Barack Osama

July 15th, 2008

As satire goes, the Chappelle Show was a hilarious mockery of stupid things white people think and black people think, that may have reinforced certain stereotypes to viewers who didn’t get it, and saw it merely as black people acting outrageous like they do on those blacksploitation UPN WB CW sitcoms. However, that doesn’t mean Chappelle’s overall influence is a net minus for society. In fact, if I had to give out a person of the year award, I wouldn’t give it to Chappelle anymore, because I’d have named it after him long ago, so someone else could have a chance.

But in many cases, there are scarier ethical ramifications for a joke or a sketch — or a magazine cover.

Maybe in some perverse way, it is funny that a not-so-small number of Americans think Barack Obama is a Muslim because they read it in the same email that said send this to ten friends or you will have bad luck for the next seven years. Or perhaps it’s hilarious that Obie’s failure to adhere to the time-honored rituals of flag lapel-wearing and professing a dislike for all things foreign might make him just a little too different and terroristy to be president.

But really, these strike me as things that will be funny after he’s been in office for a few years and decided we’ll be spending our money at home — on healthcare and alternative energy — instead of paying Blackwater to Rambo Iraq into a Middle Eastern pulp. Of course, as someone I should probably source put it, “the New Yorker has spent years running cartoons that no one can understand. Why should this cover be any different?”

Entry Filed under: Politics

1 Comment Add your own

  • 1. Barry Bussewitz  |  July 21st, 2008 at 5:50 pm

    i’m not saying i know how to figure this all out, and i will say i always want to focus on the positive side as much as possible in general and about barack osamabama in particular. and i know the fine readers of the comment section of f2p are very discriminating and will not make up their minds based on what i say anyhow. so here are a few ideas about the possible longterm impact of the new yorker cartoon.

    1. it’s a magazine cover, frevvin’s sakes.

    2. it’s also pretty evocative and it may work out to have been an effective inoculation to the dirty attacks that will come as the repubs get more desperate. and as the outright racists and hatemongers get more desperate.

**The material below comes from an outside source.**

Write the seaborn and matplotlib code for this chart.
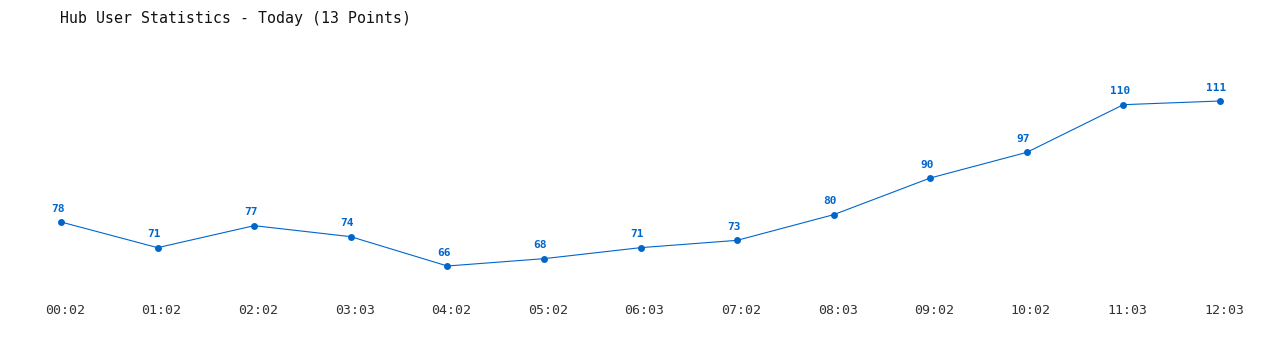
import matplotlib
matplotlib.use("Agg")
import matplotlib.pyplot as plt
import matplotlib.transforms as mtransforms
import seaborn as sns
import pandas as pd

times = ["00:02", "01:02", "02:02", "03:03", "04:02", "05:02", "06:03",
         "07:02", "08:03", "09:02", "10:02", "11:03", "12:03"]
users = [78, 71, 77, 74, 66, 68, 71, 73, 80, 90, 97, 110, 111]
title = "Hub User Statistics - Today (13 Points)"

sns.set_theme(style="white")
plt.rcParams["font.family"] = ["DejaVu Sans Mono", "DejaVu Sans"]

color = "#0066cc"
df = pd.DataFrame({"idx": range(len(times)), "users": users})

fig = plt.figure(figsize=(12.8, 3.5), dpi=100)
ax = fig.add_axes([61 / 1280, (350 - 266) / 350, (1220 - 61) / 1280, (266 - 101) / 350])
sns.lineplot(data=df, x="idx", y="users", ax=ax, color=color, linewidth=0.8,
             marker="o", markersize=5, markeredgewidth=0, clip_on=False)
for l in ax.lines:
    l.set_clip_on(False)

ax.set_xlim(0, len(times) - 1)
ax.set_ylim(min(users), max(users))
for i, v in enumerate(users):
    ax.annotate(str(v), (i, v), xytext=(-2.5, 9.5), textcoords="offset points",
                ha="center", va="center", fontsize=8, fontweight="bold", color=color)

ax.set_xticks(range(len(times)))
ax.set_xticklabels(times, fontsize=9.5, color="#333333")
ax.tick_params(axis="x", length=0, pad=27)
shift = mtransforms.ScaledTranslation(4 / 100, 0, fig.dpi_scale_trans)
for lab in ax.get_xticklabels():
    lab.set_transform(lab.get_transform() + shift)
ax.set_yticks([])
ax.set_xlabel("")
ax.set_ylabel("")
for s in ax.spines.values():
    s.set_visible(False)

fig.text(60 / 1280, 1 - 18 / 350, title, ha="left", va="center", fontsize=10.7, color="#111111")

fig.savefig("out.png", dpi=100, facecolor="white")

    3. the cover got a lot more play and views in media coverage than in the eyes of magazine readers; and as Michael Smerconish notes in philly.com, probably every time it got shown n the network news, cable news and newspapers, they reported that all the stuff was not true, thereby fulfilling the role of obama’s anti-smear website being more widely publicized — and for free.

    4. and as Michael Smerconish also noted, the cover storm covered over not only the critical 14,619-word story on sen. obama inside the magazine, but it also took attention from some other negative news that came out at the same time.

    5. there is minimally 20% of voters who will never ever support obama; we can just not worry about them. there’s what, 40% dem supporters who will not be influenced by the cover. there are about 20% in the middle who are not pre-committed dem or repub. does the cover mad=ke them dash to johnny mccain? i think not: it’s one magazine cover, frevvin’s sakes. (but now i’m starting to repeat myself. goodbye.)